The 55-year-old former power company manager has promised to restore “normality” and billed the elections as a “referendum on democracy.”

Jansa’s Interior Minister Ales Hojs said SDS was still waiting for the official results.

Jansa, 63, an admirer of U.S. ex-President Donald Trump, campaigned on promises of stability. He began his rise to power when he became defense minister in Slovenia’s first post-communist government in 1990.

He has taken a strong pro-Ukraine stance since Russia’s invasion in February and visited Kyiv early on in the war.

Nearly 1.7 million people were eligible to vote in the small Alpine nation.

Sporting a tie in the national colors of Ukraine, blue and yellow, Jansa cast his vote early in his village of Arnace in the northwest.

“Elections will decide how will Slovenia develop not only in the next four years but also during the whole next decade since many projects have been set up,” Jansa told reporters.

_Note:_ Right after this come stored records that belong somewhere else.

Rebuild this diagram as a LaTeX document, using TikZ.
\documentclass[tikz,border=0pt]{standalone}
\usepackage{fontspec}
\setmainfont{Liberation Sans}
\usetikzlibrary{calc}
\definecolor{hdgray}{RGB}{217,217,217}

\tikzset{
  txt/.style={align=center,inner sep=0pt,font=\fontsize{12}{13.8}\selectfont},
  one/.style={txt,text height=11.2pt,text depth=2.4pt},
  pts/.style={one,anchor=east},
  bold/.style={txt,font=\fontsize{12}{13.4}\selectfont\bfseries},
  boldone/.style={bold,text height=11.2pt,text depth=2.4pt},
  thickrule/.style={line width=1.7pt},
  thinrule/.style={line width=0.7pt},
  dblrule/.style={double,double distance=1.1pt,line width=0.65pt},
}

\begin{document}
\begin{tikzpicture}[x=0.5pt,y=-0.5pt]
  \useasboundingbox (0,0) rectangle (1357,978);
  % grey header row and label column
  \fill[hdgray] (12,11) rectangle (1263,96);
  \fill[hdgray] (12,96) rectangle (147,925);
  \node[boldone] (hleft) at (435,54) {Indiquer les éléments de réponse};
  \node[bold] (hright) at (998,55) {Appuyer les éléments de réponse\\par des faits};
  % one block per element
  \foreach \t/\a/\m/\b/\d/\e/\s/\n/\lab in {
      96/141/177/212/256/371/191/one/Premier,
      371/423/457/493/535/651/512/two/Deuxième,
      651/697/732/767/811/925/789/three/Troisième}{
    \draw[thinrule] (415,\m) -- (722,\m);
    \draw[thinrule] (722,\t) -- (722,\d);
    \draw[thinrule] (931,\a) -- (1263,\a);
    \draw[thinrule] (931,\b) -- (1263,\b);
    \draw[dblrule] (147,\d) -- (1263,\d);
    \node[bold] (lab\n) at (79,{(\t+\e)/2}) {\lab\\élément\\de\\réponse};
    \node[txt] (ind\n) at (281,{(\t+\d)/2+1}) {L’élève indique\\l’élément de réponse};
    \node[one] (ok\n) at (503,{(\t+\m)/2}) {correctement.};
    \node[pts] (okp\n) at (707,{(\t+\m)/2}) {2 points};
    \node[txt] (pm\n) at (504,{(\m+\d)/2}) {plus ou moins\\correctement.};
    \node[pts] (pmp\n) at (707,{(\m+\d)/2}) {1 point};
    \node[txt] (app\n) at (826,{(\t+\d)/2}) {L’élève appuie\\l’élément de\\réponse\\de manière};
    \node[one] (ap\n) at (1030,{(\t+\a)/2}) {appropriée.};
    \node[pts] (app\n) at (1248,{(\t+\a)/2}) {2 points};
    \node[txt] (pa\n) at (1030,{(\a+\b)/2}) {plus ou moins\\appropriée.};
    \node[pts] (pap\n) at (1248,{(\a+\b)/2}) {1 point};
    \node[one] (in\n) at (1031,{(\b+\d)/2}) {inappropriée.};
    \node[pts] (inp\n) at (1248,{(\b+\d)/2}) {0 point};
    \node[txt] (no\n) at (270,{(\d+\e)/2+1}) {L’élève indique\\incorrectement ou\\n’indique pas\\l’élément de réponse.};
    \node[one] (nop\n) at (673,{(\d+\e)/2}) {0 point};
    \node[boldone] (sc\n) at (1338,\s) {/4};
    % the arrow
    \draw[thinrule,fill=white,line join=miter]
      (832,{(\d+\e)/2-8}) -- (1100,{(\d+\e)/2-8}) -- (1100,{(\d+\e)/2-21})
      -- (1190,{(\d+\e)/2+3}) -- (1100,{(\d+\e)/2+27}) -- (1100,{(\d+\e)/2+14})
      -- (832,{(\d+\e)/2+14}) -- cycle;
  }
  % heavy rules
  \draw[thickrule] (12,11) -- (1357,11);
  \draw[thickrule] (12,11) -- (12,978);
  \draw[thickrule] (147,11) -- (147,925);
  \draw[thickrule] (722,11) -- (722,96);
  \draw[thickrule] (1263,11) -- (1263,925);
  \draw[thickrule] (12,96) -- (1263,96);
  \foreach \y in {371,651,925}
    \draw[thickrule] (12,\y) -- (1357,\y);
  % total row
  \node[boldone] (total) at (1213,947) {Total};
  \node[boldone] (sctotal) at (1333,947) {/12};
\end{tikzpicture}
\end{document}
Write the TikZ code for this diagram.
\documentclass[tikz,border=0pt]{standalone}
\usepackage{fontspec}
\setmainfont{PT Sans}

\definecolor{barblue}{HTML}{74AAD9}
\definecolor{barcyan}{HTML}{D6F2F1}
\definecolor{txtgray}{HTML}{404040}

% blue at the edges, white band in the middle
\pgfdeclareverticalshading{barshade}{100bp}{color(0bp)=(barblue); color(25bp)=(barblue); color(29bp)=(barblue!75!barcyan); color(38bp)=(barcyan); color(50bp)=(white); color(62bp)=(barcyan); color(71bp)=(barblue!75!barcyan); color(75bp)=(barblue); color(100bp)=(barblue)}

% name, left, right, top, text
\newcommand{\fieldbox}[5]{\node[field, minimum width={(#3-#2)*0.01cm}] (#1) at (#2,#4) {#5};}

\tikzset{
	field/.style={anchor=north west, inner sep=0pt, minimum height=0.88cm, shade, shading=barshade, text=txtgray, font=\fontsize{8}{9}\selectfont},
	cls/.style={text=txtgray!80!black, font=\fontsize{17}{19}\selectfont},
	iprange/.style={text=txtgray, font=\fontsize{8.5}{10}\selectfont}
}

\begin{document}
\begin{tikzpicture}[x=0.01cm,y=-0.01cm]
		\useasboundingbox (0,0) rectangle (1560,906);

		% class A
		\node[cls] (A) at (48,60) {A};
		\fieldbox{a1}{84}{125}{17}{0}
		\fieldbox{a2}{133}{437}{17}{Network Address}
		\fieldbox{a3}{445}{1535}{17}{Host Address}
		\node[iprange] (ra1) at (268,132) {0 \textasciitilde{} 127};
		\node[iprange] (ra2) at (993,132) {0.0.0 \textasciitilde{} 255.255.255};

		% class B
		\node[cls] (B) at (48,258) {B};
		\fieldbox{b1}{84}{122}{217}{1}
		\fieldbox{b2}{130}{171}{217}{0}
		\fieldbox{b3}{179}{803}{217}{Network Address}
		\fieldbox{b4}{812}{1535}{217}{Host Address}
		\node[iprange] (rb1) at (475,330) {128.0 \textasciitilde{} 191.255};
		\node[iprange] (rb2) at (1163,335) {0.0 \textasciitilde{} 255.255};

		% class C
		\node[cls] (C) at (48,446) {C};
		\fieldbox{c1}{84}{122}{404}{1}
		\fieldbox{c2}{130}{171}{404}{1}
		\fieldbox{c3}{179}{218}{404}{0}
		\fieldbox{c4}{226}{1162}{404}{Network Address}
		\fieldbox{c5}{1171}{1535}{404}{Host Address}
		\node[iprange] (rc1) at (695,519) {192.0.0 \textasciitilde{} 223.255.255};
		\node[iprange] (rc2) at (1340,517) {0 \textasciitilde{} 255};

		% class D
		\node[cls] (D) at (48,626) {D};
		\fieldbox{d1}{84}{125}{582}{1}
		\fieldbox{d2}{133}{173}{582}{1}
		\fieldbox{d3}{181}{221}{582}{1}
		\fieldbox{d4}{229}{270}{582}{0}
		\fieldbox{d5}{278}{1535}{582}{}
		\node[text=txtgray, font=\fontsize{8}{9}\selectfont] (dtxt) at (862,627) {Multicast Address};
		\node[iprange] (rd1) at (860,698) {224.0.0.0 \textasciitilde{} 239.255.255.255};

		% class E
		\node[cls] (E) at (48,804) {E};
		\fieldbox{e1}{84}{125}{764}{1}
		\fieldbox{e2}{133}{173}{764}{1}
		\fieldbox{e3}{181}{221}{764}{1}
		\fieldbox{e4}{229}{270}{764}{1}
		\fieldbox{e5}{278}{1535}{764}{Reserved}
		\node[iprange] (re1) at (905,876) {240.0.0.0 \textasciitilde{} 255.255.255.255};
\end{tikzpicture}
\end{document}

Analysts had been expecting an increased turnout with voters turning against Jansa’s style.

At 4 p.m. (2 p.m. GMT), 49.3% of the 1.7 million electorates had voted – compared to 34.4% who turned out by the same time in the last parliamentary elections in 2018, the Electoral Commission said.

“I hope the situation will change … It is obvious that most of the people are not satisfied with this government and the way it’s governing,” Sara Rigler, a 21-year-old psychology student, told Agence France-Presse (AFP) at a polling station in the capital Ljubljana earlier Sunday.